Op-ed: In the past, the IDF was caught off guard as vehicles were immobilized, emergency stores neglected and field and air training cancelled due to budget constraints. However, now the military is implementing a multi-year plan, training has resumed vigorously and emergency supplies replenished.

Forty-five years after that war, every Israeli asks themselves whether the IDF is at a level of fitness suitable for war. The public has reason to be confused: Is the army fit and ready, as determined in a document prepared by the IDF top brass and signed by Chief of Staff Gadi Eisenkot, or is the situation as bad and worrying as an opposing document, shows?

The more pessimistic document was issued by the IDF Ombudsman Maj. Gen. (res.) Yitzhak Brick, a medal of courage recipient from the Yom Kippur War, calls for the establishment of an external commission of inquiry to examine the IDF’s preparedness for war.

Yitzhak Brick (Photo: Alon Bason)
Yitzhak Brick (Photo: Alon Bason)


In January, when his term ends, Brick will have served as ombudsman for a decade. During that time it was possible, and even vital, to compose far more serious reports about the IDF and its preparedness for battle, but he did not do so.

Thus, during Operation Pillar of Defense, dozens of battle tank carriers became stuck on their way to the Gaza front.
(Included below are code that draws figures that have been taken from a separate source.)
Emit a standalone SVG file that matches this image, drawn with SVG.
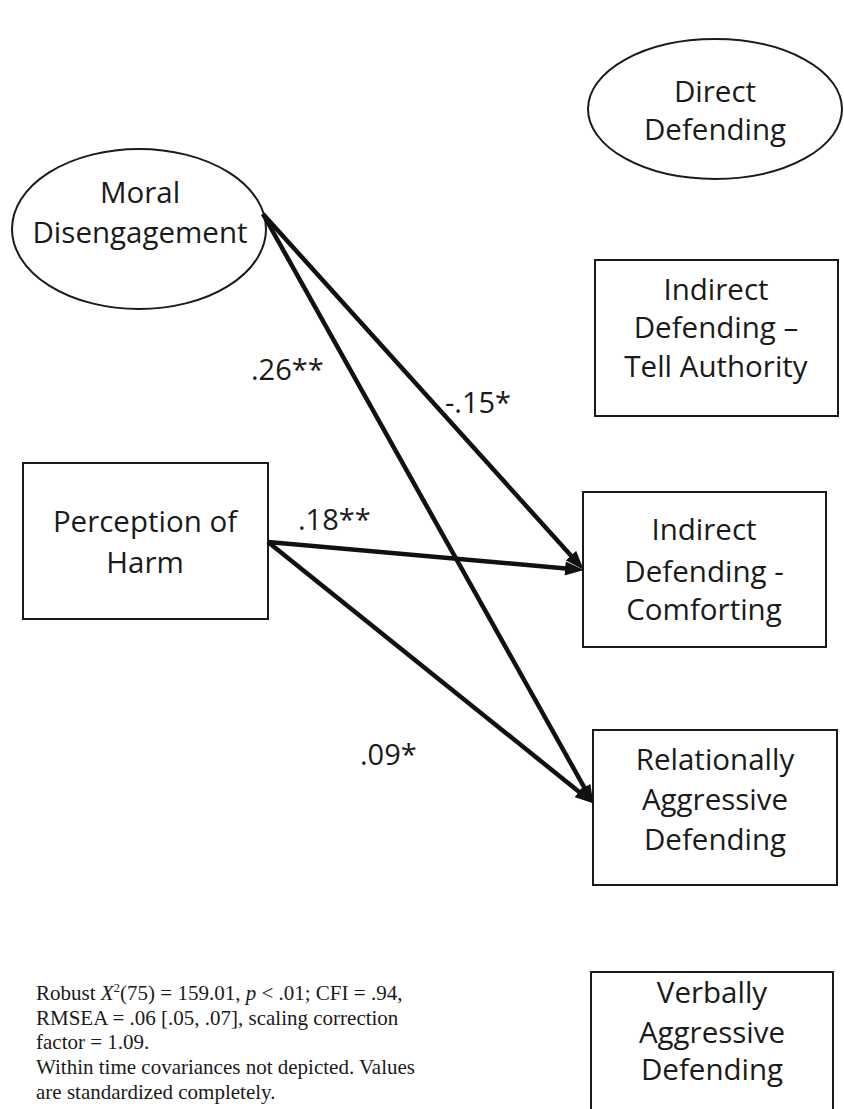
<svg xmlns="http://www.w3.org/2000/svg" width="844" height="1109" viewBox="0 0 844 1109">
<style>
.node{fill:#fff;stroke:#1a1a1a;stroke-width:2}
.lbl{font-family:"Open Sans","Liberation Sans",sans-serif;font-size:29.5px;fill:#1a1a1a;text-anchor:middle}
.coef{font-family:"Open Sans","Liberation Sans",sans-serif;font-size:29px;fill:#1a1a1a}
.edge{stroke:#111;stroke-width:4.5;fill:none}
.note{font-family:"Liberation Serif","Times New Roman",serif;font-size:21px;fill:#1a1a1a}
</style>
<defs>
<marker id="ah" markerUnits="userSpaceOnUse" markerWidth="20" markerHeight="14" refX="12" refY="7" orient="auto">
<path d="M0,0 L19,7 L0,14 z" fill="#111"/>
</marker>
</defs>
<rect width="844" height="1109" fill="#fff"/>
<g id="direct-defending">
<ellipse class="node" cx="715" cy="109" rx="127" ry="70"/>
<text class="lbl" x="715" y="102">Direct</text>
<text class="lbl" x="715" y="140">Defending</text>
</g>
<g id="moral-disengagement">
<ellipse class="node" cx="139" cy="229" rx="127" ry="80"/>
<text class="lbl" x="140" y="203">Moral</text>
<text class="lbl" x="140" y="243">Disengagement</text>
</g>
<g id="tell-authority">
<rect class="node" x="595" y="260" width="243" height="156"/>
<text class="lbl" x="716" y="300">Indirect</text>
<text class="lbl" x="716" y="338">Defending –</text>
<text class="lbl" x="716" y="377">Tell Authority</text>
</g>
<g id="perception-of-harm">
<rect class="node" x="23" y="463" width="245" height="156"/>
<text class="lbl" x="145" y="532">Perception of</text>
<text class="lbl" x="145" y="573">Harm</text>
</g>
<g id="comforting">
<rect class="node" x="583" y="492" width="243" height="155"/>
<text class="lbl" x="704" y="540">Indirect</text>
<text class="lbl" x="704" y="582">Defending -</text>
<text class="lbl" x="704" y="620">Comforting</text>
</g>
<g id="relationally-aggressive">
<rect class="node" x="593" y="730" width="244" height="155"/>
<text class="lbl" x="715" y="770">Relationally</text>
<text class="lbl" x="715" y="810">Aggressive</text>
<text class="lbl" x="715" y="850">Defending</text>
</g>
<g id="verbally-aggressive">
<rect class="node" x="591" y="972" width="242" height="160"/>
<text class="lbl" x="712" y="1003">Verbally</text>
<text class="lbl" x="712" y="1043">Aggressive</text>
<text class="lbl" x="712" y="1080">Defending</text>
</g>
<g id="connectors">
<line class="edge" x1="263" y1="214" x2="579" y2="564.5" marker-end="url(#ah)"/>
<line class="edge" x1="263" y1="214" x2="590.1" y2="797.8" marker-end="url(#ah)"/>
<line class="edge" x1="268" y1="542" x2="577" y2="569.5" marker-end="url(#ah)"/>
<line class="edge" x1="268" y1="542" x2="588.3" y2="799.2" marker-end="url(#ah)"/>
<text class="coef" x="251" y="380">.26**</text>
<text class="coef" x="445" y="413">-.15*</text>
<text class="coef" x="298" y="530">.18**</text>
<text class="coef" x="360" y="765">.09*</text>
</g>
<g id="footnote">
<text class="note" x="36" y="1000">Robust <tspan font-style="italic">X</tspan><tspan font-size="13" dy="-8">2</tspan><tspan dy="8">(75) = 159.01, </tspan><tspan font-style="italic">p</tspan> &lt; .01; CFI = .94,</text>
<text class="note" x="36" y="1025">RMSEA = .06 [.05, .07], scaling correction</text>
<text class="note" x="36" y="1049">factor = 1.09.</text>
<text class="note" x="36" y="1074">Within time covariances not depicted. Values</text>
<text class="note" x="36" y="1099">are standardized completely.</text>
</g>
</svg>
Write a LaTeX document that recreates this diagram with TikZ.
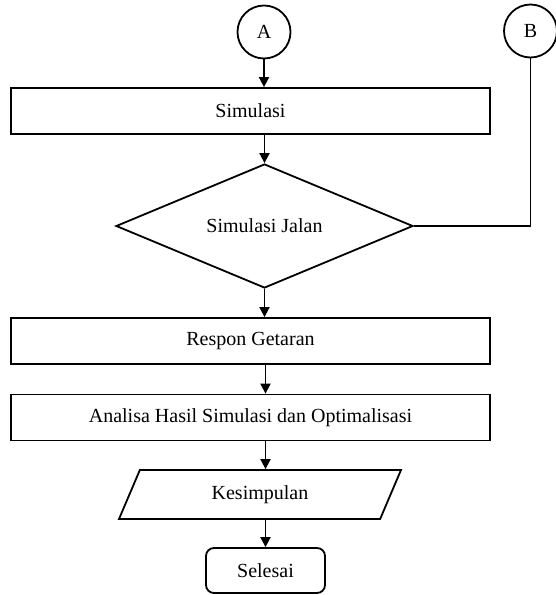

The military censor banned publication of the incident until new trucks were purchased, but it became clear that the state of the trucks was catastrophic and they would be unusable in any future war.

Another example is the two years preceding Operation Protective Edge, in the summer of 2014. Training was stopped twice due to budget constraints, including Air Force training flights. The IDF ceased training.

Maj. Gen. Amir Eshel, commander of the air force at the time, warned against harming the pilots’ level of fitness. Brigade and battalion commanders warned that their units were not training enough. The emergency stores were neglected. Many non-commissioned officers were let go and those that stayed lacked motivation due to the low pay. The results became apparent during Operation Protective Edge.

Defense Minister Lieberman, PM Netanyahu, Chief of Staff Eisenkot watch officers graduation (Photo: Ariel Hermoni)
Defense Minister Lieberman, PM Netanyahu, Chief of Staff Eisenkot watch officers graduation (Photo: Ariel Hermoni)


During that period, the tenure of former chief of staff Benny Gantz, the IDF did not have a multi-year plan to strengthen and build its force, and that is a serious matter.

Did the ombudsman then call for the establishment of an external commission of inquiry to examine the IDF’s readiness? Why is it happening now and not then?

Raising these questions does not eliminate the need for the ombudsman’s criticism, which should not be taken lightly.

The matters raised by the report were important and raised warning flags for the chief of staff and the defense minister: the problem of motivation among the fighters, the brain drain to the civilian market, the budget constraints in the ground forces, and more. But in the operational sphere, according to measures that can be examined, there has been a significant improvement that cannot be denied.

Not only does the IDF have a multi-year plan, it was also fully implemented. The regular divisions returned to training as they had not done since 2000. The ground forces received an additional NIS 1.5 billion each year. The emergency stores were replenished.

The IDF’s smart bomb inventory is the highest it’s ever been. On the level of the individual too, much has been improved, as every fighter knows — and every parent of a fighter — who receives state-of-the-art equipment for the duration of his service.

The situation was catastrophic. This is not the case today, even though there are other matters that still require improvement.

So why is it now that the ombudsman cries out in warning?

I will conclude with a personal story: On Sunday I met with officers from a platoon commander’s course for a talk, without the presence of their commander. I asked them about the harsh report on the state of the IDF’s readiness. Maybe they lack equipment? Maybe training is problematic?

No one complained; on the contrary. I heard the same from battalion and brigade commanders. When they find it difficult, they know how to complain, and the archives bear witness.

This is not the case. So maybe they all lied, and not only to me — but to their commanders, to the generals and to the chief of staff who signed the readiness document; but only to the ombudsman did they told the truth, but maybe not.

The task to ensure the IDF’s readiness is ultimately the responsibility of the chief of staff and the rest of the IDF commanders. If we do not believe them, we can shut down the country.